Kann denn jemand, anhand meiner Beschreibung helfen?

Vielen Dank


----------



## Jan-Frederik Stieler (21. Januar 2007)

michaelsinterface hat gesagt.:
			
		

> derzeit ist die Funktion zum Anhängen von Dateien für alle Benutzergruppen im Forum deaktiviert, da es vergangenen Freitag beim Datenbank-Umzug technische Probleme gab und die Attachments aus der jüngeren Zeit dem zum Opfer gefallen sind.
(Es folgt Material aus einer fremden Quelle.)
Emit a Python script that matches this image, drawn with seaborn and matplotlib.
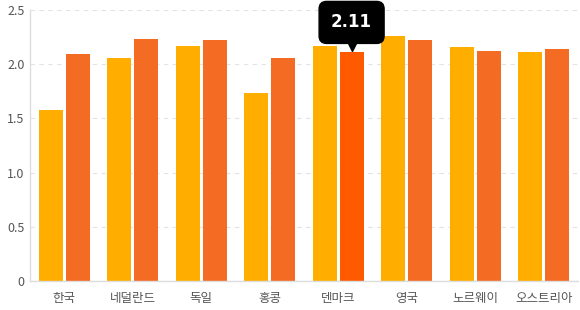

Bis zur Klärung des Sachverhalts können deshalb in den Beiträgen keine Attachments hinzugefügt werden.



Hatte ich noch garnicht bemerkt.
Aber zu deinem Problem. Ansich müsstest du nur bei deienr ersten Reihe vorne und hinten einen Halbkreis/Halbpunkt machen und dann die zweite Reihe eben versetzt dazu anlegen. Dannach "Muster definieren" und schon kannst du mit deinem Muster alles füllen.
Aber das Problem was ich hatte war das es kleine Abstände ober und unterhalb ders Musters beim Füllen entstanden sind. Wie man die rausbekommt weiß ich jetzt leider auch nicht.

Gruß


----------



## Maik (22. Januar 2007)

Hi,

das Problem wurde mittlerweile gefixt und nun können den Beiträgen wieder Dateien angehängt werden.


----------



## rvlvr (31. März 2007)

DirtyWorld hat gesagt.:


> Dannach "Muster definieren" und schon kannst du mit deinem Muster alles füllen.
> Aber das Problem was ich hatte war das es kleine Abstände ober und unterhalb ders Musters beim Füllen entstanden sind. Wie man die rausbekommt weiß ich jetzt leider auch nicht.
> 
> Gruß



Hi. Genau dieses Problem habe ich auch. Immer kommen kleine Abstände zwischen meinem Muster zustande. Habe ich irgendeine Einstellung übersehen?


----------



## MUSer (1. April 2007)

halo xthetronx

im angehängten Bild siehst du wie ich das meist mache, ich bin aber nicht sicher ob das das ist was du meinst.


----------



## MUSer (1. April 2007)

hallo forum

ich habe noch etwas versucht mit Hilfe von Mustern.
ich habe vier Punkte mit gleichem Abstand neben einander gestellt und dann ein Muster davon gemacht. Danach habe ich einen Kreis oder Stern aufgezogen und mit dem Muster gefüllt. Die grossen Punkte bezw. die grünen sind um Euch zu zeigen was ich meine.


----------



## Jan-Frederik Stieler (1. April 2007)

Hi,
stimmt ist mir bisher noch garnichtt aufgefallen das das passiert.
@MUSter: Wäre natürlich auch eine Möglichkeit. Habs auch so letztens gemacht.
Aber ist ja ansich keine Lösung des Problems. Vielleicht solllte man da mal an Adobe schreiben ob die ne Lösung wissen.

Gruß


----------



## MUSer (1. April 2007)

@ DirtyWorld

ich verstehe das Problem nicht ganz, was zählt ist doch das Ergebnis. 
Unter Illu  9 oder 10, da hätte ich das ganze noch mit; Filter > Feder und Tinte > Schraffureffekt > erledigt, da es diese Filter aber unter CS 1 + 2 nicht mehr gibt muss man es halt so erledigen.
Wie gesagt das Ergebnis ist doch was zählt, den Weg dahin kann man ja so oder so machen.


----------



## Jan-Frederik Stieler (1. April 2007)

Klar, aber wenns die Funktion schon gibt sollte sie auch funktionieren.
Vorallem ist der Vorteil das man sich das so als Vorlage abspeichern kann.


----------



## MUSer (1. April 2007)

@ DirtyWorld

da hast du natürlich auch wieder Recht aber vielleicht ist es mit dieser Funktion gar nicht möglich. Also wenn ich das Recht verstanden habe möchte Xthetronx das ganze mit Hilfe der Pinsel lösen. Na dann üben wir doch noch etwas weiter.

PS: übrigens habe ich ja auch ein "Muster" erstellt das du immer wieder anwenden kannst.


----------